L'étude d'ingénierie détaillée visant à déterminer comment un réseau sans fil sera déployé pour joindre les secteurs gaspésiens non desservis par Internet haute vitesse est accordée à TELUS. Mais la soumission de 7500 $ déposée par ce géant secoue les deux groupes ayant déposé des offres de 110 000 $ et de 113 500 $.

L'appel d'offres a été lancé par le Réseau collectif de communications électroniques de la Gaspésie, un organisme sans but lucratif disposant de subventions de 1,5 million $ de Québec et de 1,75 million $ d'Ottawa pour voir au branchement des secteurs gaspésiens non desservis, un projet de 4,7 millions $.Robert Parent, de Planète sans fil à New Carlisle, et Denis Gignac, de Télécommunications de l'Est à Matane, se demandent si les pratiques de saine concurrence ont eu cours, tant la différence est grande entre l'offre de TELUS et les leurs, qui sont 15 fois plus élevées.

«J'ai demandé un avis au Bureau de la concurrence du Canada. TELUS ne peut réaliser une étude d'ingénierie détaillée avec 7500 $. C'est un chiffre ahurissant. Nous avons coupé nos coûts dans toutes les catégories pour arriver à un prix de 110 000 $. On parle d'une étude qui vise à relier les foyers de 43 communautés au réseau. TELUS a décidé de couper les jambes de la concurrence», précise M. Parent.

Il s'étonne de voir TELUS afficher un prix qui fera perdre volontairement de l'argent à l'entreprise. «Y a-t-il quelque chose de caché? Ce qui est dommage, c'est que des entreprises comme la nôtre, fondées par des jeunes ayant décidé de revenir en Gaspésie, soient tassées de cette façon. Nous sommes capables de perdre un appel d'offres, mais cette procédure n'a pas été menée de façon juste», poursuit M. Parent.

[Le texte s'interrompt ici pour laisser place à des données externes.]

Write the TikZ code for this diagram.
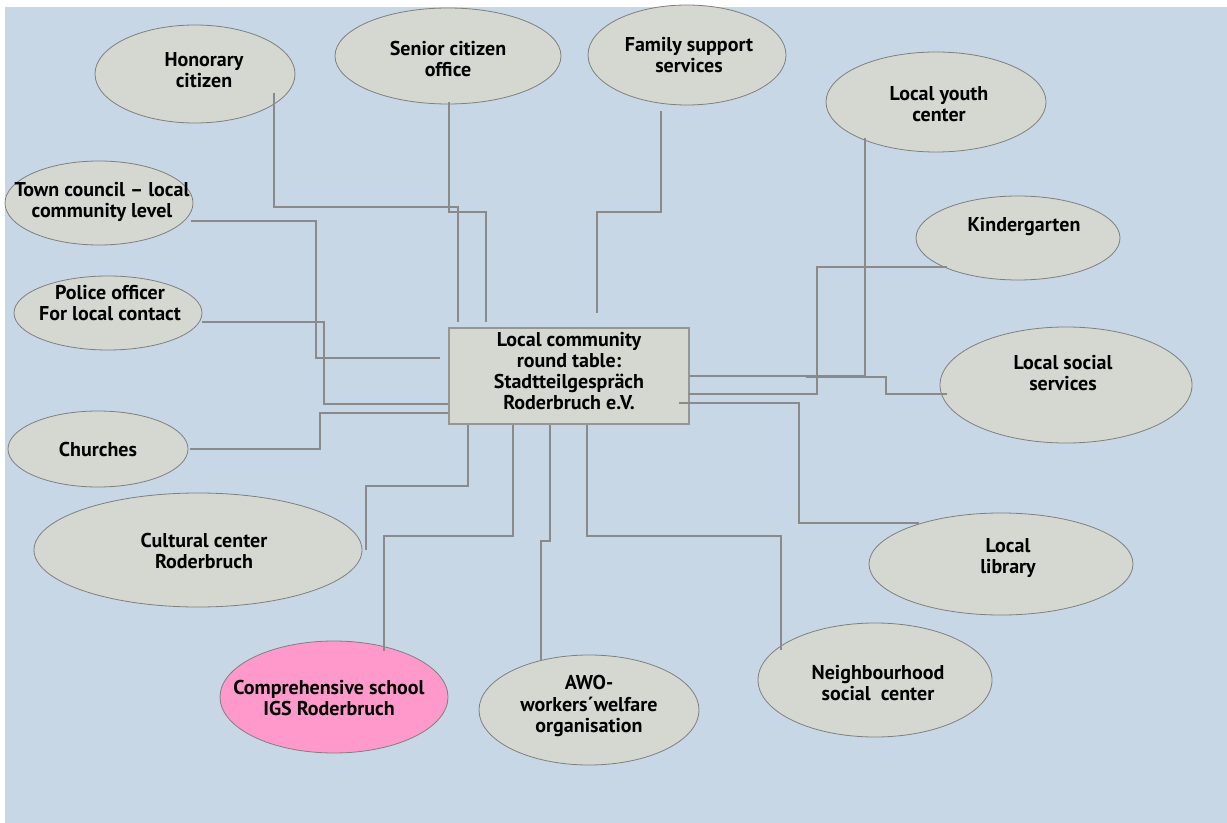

Denis Gignac estime aussi que l'offre déposée par TELUS est irréaliste. «Il faut aller sur le terrain, mesurer, négocier avec les propriétaires pour l'installation des tours, faire les plans et devis d'installations, faire la surveillance de construction, produire les plans tel que construit. Déposer une offre de 500 $ ou de 1 $, c'est la même chose. TELUS est déjà un partenaire du Réseau collectif et elle n'aurait pas dû participer à l'appel d'offres. Elle devrait s'en retirer.»

Le Réseau collectif avait en effet choisi TELUS comme partenaire technique lors de l'installation de la fibre optique en Gaspésie pour un ensemble d'institutions publiques. L'initiative de 19 millions $ avait été appuyée à près de 95 % par des fonds publics.

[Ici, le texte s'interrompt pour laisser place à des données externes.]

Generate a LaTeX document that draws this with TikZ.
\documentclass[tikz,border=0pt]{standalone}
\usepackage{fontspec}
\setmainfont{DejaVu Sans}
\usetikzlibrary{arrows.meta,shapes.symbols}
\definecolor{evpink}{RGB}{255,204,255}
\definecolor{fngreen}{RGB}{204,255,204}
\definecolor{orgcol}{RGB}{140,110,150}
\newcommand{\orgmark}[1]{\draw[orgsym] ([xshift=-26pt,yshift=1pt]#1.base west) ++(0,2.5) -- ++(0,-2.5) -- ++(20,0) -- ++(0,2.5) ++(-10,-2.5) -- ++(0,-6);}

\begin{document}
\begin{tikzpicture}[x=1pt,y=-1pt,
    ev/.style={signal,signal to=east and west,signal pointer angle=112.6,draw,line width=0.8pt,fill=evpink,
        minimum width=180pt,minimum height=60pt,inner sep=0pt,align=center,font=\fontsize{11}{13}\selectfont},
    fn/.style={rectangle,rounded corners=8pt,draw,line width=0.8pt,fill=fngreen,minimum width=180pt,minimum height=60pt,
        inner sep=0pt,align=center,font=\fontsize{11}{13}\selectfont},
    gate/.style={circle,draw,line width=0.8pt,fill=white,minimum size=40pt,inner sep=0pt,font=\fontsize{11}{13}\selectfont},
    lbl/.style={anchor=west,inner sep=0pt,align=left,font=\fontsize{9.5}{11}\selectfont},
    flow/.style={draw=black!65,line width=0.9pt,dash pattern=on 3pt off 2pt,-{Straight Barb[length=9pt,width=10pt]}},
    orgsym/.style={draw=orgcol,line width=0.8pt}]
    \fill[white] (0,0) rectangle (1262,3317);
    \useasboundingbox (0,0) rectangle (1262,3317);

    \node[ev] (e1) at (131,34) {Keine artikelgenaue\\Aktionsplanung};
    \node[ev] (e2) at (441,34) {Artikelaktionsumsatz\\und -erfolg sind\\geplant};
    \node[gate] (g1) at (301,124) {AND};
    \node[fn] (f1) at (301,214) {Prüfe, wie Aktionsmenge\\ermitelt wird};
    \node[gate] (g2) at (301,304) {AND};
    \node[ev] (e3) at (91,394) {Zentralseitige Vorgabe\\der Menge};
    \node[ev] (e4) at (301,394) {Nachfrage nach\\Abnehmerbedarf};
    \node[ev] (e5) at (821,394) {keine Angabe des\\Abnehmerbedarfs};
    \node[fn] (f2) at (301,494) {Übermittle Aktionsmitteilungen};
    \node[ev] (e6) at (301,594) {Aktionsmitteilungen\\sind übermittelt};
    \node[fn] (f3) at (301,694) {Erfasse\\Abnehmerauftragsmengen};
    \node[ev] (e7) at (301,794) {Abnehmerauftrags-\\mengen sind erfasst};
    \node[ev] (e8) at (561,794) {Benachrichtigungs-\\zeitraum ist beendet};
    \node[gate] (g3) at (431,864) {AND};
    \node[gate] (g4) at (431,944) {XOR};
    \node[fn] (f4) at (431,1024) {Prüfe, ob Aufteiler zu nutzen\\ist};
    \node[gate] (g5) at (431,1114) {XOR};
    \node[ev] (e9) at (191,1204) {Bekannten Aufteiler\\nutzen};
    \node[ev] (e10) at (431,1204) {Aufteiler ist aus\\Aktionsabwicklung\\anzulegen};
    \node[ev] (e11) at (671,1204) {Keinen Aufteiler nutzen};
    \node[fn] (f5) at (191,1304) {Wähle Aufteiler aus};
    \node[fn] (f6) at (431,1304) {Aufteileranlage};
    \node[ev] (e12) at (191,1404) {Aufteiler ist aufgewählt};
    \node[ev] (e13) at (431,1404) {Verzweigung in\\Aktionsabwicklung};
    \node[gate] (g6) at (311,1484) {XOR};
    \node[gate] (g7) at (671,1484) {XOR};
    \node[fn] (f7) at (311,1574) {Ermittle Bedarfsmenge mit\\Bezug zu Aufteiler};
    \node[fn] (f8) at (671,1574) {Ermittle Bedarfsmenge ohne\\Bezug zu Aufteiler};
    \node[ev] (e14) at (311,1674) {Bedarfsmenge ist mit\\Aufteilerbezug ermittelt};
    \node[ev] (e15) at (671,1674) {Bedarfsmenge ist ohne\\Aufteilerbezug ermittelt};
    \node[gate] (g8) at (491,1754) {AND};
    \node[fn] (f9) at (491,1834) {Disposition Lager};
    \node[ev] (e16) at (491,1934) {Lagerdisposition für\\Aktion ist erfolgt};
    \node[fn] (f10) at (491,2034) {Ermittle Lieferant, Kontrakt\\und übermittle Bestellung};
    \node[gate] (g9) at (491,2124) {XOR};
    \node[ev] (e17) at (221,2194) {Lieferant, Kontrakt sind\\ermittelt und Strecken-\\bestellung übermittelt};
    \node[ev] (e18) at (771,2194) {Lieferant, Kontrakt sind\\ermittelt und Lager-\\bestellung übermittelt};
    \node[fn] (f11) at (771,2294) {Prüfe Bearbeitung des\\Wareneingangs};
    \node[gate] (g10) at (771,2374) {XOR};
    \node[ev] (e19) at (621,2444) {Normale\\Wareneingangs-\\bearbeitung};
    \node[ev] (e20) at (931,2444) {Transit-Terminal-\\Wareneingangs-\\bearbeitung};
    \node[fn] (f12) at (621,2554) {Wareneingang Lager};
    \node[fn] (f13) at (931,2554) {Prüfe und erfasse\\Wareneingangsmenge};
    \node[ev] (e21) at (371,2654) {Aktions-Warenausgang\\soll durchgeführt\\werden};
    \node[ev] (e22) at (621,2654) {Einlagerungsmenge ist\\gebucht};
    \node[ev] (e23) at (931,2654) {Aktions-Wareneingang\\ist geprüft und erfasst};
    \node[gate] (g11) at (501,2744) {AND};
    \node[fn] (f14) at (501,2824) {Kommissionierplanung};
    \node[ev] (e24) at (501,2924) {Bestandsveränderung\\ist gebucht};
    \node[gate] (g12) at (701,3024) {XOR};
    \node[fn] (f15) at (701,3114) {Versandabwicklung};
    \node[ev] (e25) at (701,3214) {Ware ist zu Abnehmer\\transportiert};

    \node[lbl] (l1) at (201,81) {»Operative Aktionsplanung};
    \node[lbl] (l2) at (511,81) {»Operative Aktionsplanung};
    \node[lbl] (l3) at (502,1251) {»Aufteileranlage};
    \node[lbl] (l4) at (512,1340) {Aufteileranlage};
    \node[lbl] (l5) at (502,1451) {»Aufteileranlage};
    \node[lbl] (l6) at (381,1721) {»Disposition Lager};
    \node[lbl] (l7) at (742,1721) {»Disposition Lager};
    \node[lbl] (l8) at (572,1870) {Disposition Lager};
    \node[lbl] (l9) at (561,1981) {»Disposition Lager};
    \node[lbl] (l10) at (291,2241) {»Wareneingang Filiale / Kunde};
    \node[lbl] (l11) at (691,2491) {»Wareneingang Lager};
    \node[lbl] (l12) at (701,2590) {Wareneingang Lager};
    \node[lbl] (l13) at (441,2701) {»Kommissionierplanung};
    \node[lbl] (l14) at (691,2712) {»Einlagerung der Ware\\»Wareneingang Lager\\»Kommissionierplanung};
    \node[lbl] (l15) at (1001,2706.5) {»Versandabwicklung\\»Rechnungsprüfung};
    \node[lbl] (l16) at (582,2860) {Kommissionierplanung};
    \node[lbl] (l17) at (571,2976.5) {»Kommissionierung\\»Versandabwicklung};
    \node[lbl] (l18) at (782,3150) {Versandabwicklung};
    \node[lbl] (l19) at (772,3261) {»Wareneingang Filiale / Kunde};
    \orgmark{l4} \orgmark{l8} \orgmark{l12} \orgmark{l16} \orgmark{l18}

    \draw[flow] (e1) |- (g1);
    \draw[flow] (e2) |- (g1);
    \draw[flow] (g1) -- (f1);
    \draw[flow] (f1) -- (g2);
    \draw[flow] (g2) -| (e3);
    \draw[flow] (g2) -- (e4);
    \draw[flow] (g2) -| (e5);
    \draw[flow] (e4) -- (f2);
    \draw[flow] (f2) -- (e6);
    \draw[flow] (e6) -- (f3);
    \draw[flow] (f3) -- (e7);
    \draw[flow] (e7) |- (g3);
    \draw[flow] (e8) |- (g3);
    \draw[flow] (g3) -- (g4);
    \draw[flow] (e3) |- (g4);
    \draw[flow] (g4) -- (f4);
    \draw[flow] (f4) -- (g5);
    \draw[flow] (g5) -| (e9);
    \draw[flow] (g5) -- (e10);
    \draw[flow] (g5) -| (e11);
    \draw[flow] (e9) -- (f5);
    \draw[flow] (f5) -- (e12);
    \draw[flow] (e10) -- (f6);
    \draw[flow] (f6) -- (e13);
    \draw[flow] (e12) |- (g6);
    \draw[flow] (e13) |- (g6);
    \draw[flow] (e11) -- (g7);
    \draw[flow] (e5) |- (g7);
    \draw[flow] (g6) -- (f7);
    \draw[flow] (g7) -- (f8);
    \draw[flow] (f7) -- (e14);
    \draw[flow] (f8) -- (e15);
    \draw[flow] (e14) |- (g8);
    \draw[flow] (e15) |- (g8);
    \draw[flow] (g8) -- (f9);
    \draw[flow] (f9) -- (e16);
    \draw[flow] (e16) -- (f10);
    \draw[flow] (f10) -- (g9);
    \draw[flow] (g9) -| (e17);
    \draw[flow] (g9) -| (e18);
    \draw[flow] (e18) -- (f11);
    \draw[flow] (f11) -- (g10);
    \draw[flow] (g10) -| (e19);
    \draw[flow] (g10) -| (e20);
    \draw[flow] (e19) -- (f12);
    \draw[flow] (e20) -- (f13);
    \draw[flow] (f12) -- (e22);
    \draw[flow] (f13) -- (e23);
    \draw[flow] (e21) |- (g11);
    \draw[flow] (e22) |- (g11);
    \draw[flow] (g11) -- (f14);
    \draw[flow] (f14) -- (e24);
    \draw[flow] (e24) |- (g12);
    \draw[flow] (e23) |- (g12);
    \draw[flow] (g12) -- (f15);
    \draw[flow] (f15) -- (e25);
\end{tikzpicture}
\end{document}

En 2008, Planète sans fil a branché à la haute vitesse les foyers de Nouvelle, un marché que TELUS ne considérait pas comme assez grand. La firme était associée à Francoeur MacDonald de Gaspé et TMC Télécom de Nouvelle pour le dernier appel d'offres.

Télécommunications de l'Est a fêté ses 30 ans en 2008. La firme compte 65 employés de Havre-Saint-Pierre à Gaspé, en passant par Sept-Îles, Rimouski, Matane et Maria.

Le président du Réseau collectif, Magella Emond, avoue avoir été «surpris» par l'offre de 7500 $ de TELUS, mais il assure que la compagnie n'aura pas de faveur en retour.

«Absolument pas. Ils sont déjà sur le territoire et ils ont peut-être des données.» Il dit que le choix de TELUS est encore officieux en attendant la signature des deux parties.

De plus, même si TELUS efectue l'étude, la firme ne sera pas nécessairement choisie comme partenaire du projet de 4,7 millions $, dit M. Emond.

Le Bureau de la concurrence refuse de commenter la situation. Le député fédéral de Gaspésie-Les-Îles, Raynald Blais, est de son côté abasourdi par l'écart des montants. «Un écart de quelques points, c'est possible, mais il y a un problème quand TELUS présente une offre de 7500 $ et les autres, un peu plus de 100 000 $.On est en droit d'obtenir des explications de TELUS.»

La porte-parole de TELUS, Stacey Masson, explique le montant de 7500 $ par le fait que sa firme a fait jadis une étude qui recense les coûts de l'offre de service en Gaspésie et qu'il s'agit de faire «une mise à jour de ce qui a déjà été fait pour répondre aux besoins spécifiques de l'appel d'offres».